--- start of TASK INPUT ---

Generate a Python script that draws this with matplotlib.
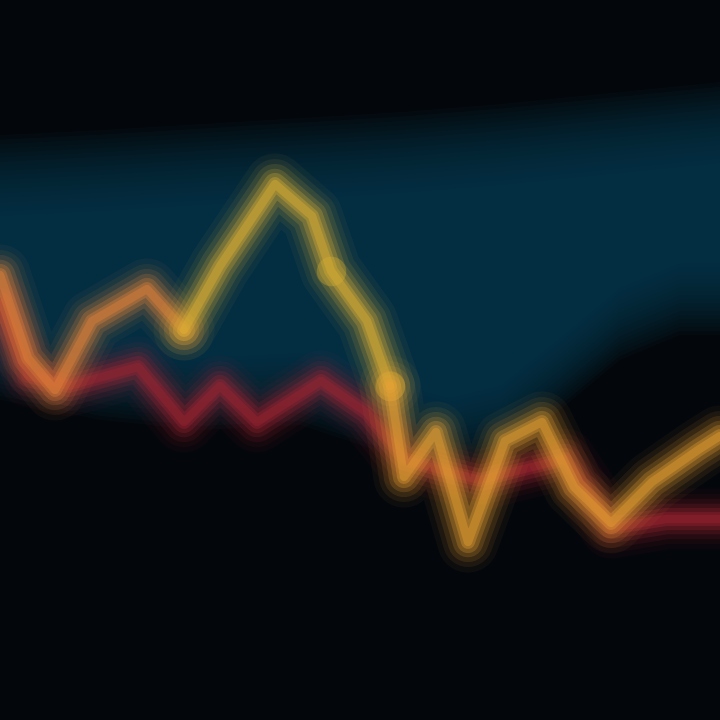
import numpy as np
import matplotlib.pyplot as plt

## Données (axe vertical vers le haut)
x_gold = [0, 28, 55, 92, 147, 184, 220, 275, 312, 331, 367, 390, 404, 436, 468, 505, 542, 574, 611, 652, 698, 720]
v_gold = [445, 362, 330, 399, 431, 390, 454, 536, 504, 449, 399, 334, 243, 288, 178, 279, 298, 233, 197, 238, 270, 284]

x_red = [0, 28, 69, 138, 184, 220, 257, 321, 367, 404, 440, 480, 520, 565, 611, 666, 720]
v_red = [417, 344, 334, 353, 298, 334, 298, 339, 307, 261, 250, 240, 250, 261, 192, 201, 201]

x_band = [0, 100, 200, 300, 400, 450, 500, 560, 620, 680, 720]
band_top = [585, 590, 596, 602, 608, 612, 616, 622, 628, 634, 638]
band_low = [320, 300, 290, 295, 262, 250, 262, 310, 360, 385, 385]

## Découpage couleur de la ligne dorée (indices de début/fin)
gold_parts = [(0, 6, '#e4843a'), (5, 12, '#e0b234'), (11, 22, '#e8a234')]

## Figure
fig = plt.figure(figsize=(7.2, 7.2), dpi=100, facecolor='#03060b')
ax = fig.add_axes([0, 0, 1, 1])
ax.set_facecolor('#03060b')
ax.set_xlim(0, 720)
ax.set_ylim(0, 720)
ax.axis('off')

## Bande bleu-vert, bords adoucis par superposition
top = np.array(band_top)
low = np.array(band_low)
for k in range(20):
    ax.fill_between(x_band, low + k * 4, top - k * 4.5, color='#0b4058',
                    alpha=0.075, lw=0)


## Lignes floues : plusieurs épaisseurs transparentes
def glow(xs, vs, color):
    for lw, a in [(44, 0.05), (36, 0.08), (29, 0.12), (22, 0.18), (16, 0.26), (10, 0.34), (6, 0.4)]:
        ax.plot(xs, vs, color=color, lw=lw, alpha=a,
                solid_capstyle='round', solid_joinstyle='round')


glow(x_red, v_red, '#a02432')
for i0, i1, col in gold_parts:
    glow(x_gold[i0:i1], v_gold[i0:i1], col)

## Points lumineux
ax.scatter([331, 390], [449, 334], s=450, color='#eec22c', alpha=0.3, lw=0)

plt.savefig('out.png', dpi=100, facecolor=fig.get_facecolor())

--- end of TASK INPUT ---
--- start of TASK INPUT ---

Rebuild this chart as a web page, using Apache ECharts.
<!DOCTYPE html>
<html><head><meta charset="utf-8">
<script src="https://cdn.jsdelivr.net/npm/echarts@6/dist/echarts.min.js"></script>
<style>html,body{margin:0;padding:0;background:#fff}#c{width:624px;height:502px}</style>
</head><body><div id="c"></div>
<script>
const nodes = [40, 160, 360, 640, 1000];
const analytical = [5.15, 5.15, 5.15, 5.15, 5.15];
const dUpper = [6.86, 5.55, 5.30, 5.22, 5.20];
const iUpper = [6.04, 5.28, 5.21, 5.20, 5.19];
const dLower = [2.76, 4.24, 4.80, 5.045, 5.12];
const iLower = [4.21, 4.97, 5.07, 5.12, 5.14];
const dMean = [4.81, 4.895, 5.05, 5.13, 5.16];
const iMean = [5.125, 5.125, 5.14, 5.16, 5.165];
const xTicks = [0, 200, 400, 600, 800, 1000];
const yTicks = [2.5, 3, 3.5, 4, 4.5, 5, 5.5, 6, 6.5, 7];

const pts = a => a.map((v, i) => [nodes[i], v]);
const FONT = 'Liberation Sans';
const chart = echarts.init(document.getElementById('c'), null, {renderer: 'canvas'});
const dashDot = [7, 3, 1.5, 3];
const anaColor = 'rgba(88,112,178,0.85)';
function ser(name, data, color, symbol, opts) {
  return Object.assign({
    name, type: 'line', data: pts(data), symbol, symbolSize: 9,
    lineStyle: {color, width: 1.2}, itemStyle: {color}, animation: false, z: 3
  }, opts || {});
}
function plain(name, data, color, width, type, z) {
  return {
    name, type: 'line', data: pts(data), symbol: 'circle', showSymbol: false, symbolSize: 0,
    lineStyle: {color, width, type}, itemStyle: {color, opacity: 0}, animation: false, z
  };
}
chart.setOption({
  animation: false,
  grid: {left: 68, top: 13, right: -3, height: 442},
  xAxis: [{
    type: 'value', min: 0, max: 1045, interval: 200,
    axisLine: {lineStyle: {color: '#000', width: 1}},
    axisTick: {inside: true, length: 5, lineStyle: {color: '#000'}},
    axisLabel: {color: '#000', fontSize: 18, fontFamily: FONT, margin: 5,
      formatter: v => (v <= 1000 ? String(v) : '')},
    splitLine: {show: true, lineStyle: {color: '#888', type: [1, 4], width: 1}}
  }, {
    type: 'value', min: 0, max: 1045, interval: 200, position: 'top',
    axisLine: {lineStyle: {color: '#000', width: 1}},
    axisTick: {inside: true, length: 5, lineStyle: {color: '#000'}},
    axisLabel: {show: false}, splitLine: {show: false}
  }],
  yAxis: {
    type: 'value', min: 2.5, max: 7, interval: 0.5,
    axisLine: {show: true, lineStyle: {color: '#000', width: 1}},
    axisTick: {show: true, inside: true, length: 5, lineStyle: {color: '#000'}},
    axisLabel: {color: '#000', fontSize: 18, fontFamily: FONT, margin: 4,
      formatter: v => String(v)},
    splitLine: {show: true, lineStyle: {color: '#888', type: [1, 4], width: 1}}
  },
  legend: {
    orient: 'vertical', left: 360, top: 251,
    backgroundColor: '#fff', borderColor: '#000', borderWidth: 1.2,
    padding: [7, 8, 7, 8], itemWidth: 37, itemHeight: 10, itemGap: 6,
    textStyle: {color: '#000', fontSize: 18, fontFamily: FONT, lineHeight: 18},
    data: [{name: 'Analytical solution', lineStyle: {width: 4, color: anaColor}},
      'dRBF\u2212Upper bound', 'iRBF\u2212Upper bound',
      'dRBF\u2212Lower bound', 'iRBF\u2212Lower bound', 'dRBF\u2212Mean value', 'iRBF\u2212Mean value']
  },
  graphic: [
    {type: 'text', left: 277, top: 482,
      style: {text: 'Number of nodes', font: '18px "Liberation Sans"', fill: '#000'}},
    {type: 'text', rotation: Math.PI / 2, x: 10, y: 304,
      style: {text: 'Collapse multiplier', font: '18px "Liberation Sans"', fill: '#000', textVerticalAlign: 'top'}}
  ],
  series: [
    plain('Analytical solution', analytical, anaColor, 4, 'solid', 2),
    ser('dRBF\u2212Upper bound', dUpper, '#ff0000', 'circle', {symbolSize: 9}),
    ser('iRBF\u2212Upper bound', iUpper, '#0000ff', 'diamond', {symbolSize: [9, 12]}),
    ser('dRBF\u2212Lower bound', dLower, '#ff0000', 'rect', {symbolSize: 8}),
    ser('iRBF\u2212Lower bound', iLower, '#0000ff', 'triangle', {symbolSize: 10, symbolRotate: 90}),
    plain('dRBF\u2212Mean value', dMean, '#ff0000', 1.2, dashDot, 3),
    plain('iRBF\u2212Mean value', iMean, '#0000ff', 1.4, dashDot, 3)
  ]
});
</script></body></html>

--- end of TASK INPUT ---
--- start of TASK INPUT ---

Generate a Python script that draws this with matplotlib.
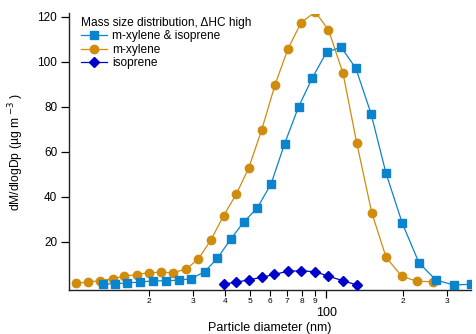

--- end of TASK INPUT ---

* _WHAT YOU ARE ASKED TO DO_: State only how many lines in the material include "script".

* _FINISHED EXERCISE_: 5